The combination of excellent tracking, robust particle identification, and ultra-fast readout in CBM will facilitate high-precision measurements of charm production cross sections, nuclear modification factors, and flow observables at interaction rates beyond current experimental reach. These measurements are crucial for disentangling cold nuclear matter effects from those of the hot and dense medium created in heavy-ion collisions. Ultimately, the CBM proton program will refine our understanding of parton energy loss, hadronization mechanisms, and the manifestation of the strong force across the transition from hadronic to partonic degrees of freedom.

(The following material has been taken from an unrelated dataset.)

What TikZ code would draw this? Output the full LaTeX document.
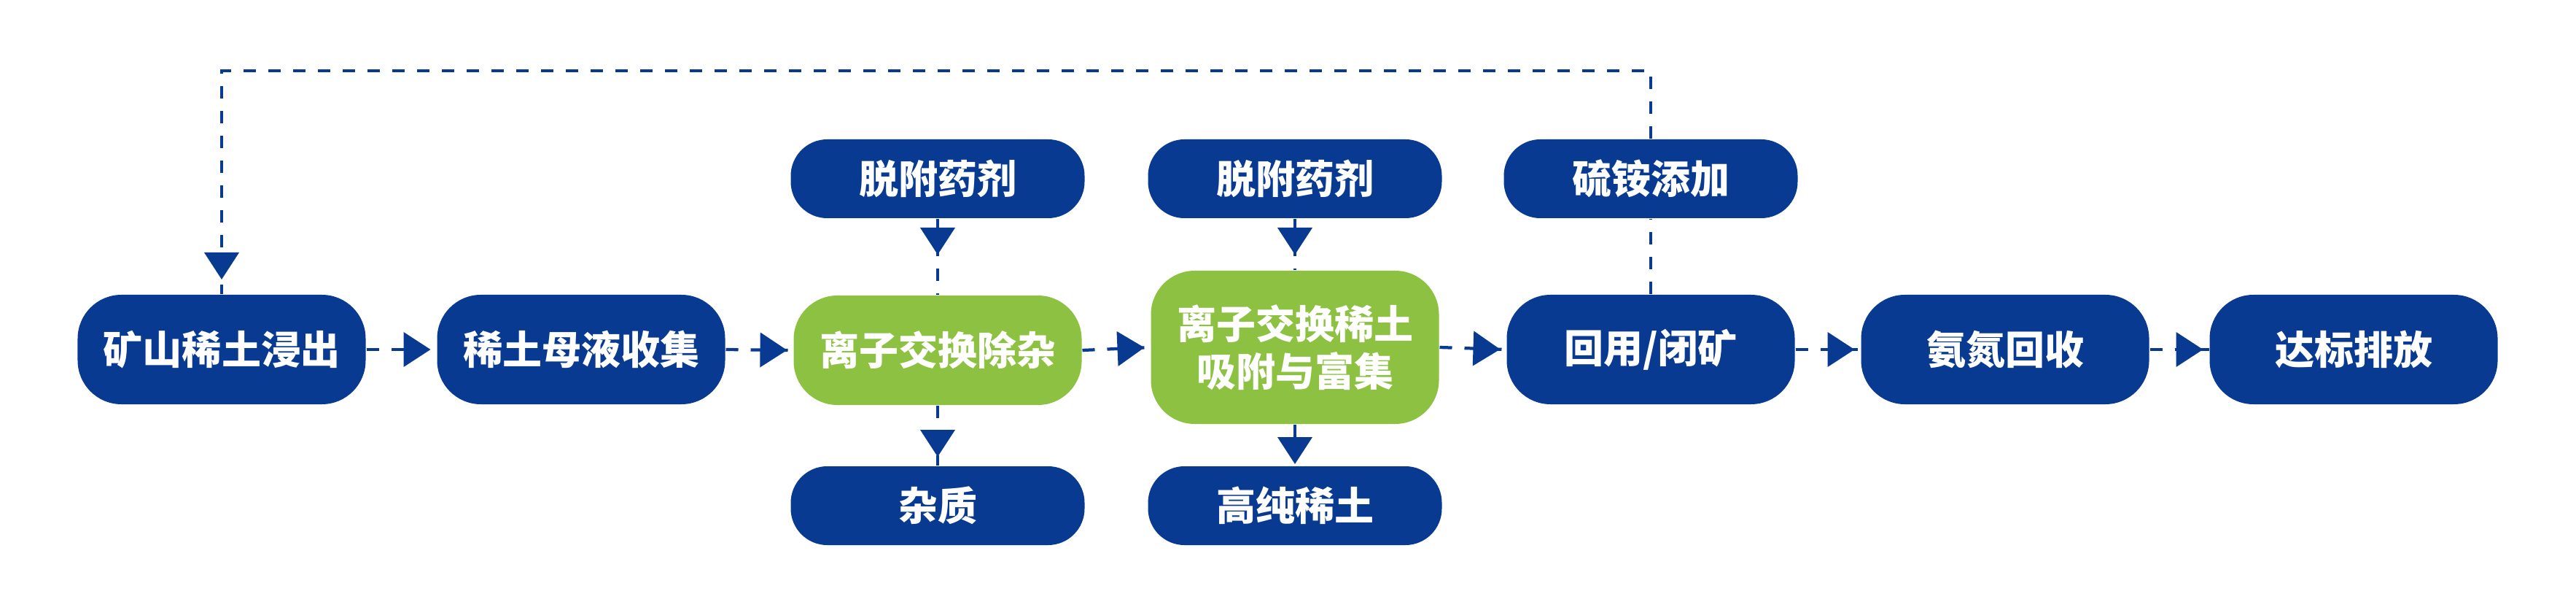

Exploiting a high-intensity proton beam on a variety of fixed targets, CBM will access rare charm probes—including open charm mesons (D⁰, D±), charm baryons (Λc), and hidden charm states (J/ψ, ψ′). The Micro Vertex Detector (MVD), with a decay-vertex resolution of about 50 μm, enables precise reconstruction of open charm decays. In this work, we demonstrate the performance of open charm meson and baryon reconstruction using the KFParticle Finder package, and discuss the challenges of primary vertex determination in events with multiple high-momentum charm particles.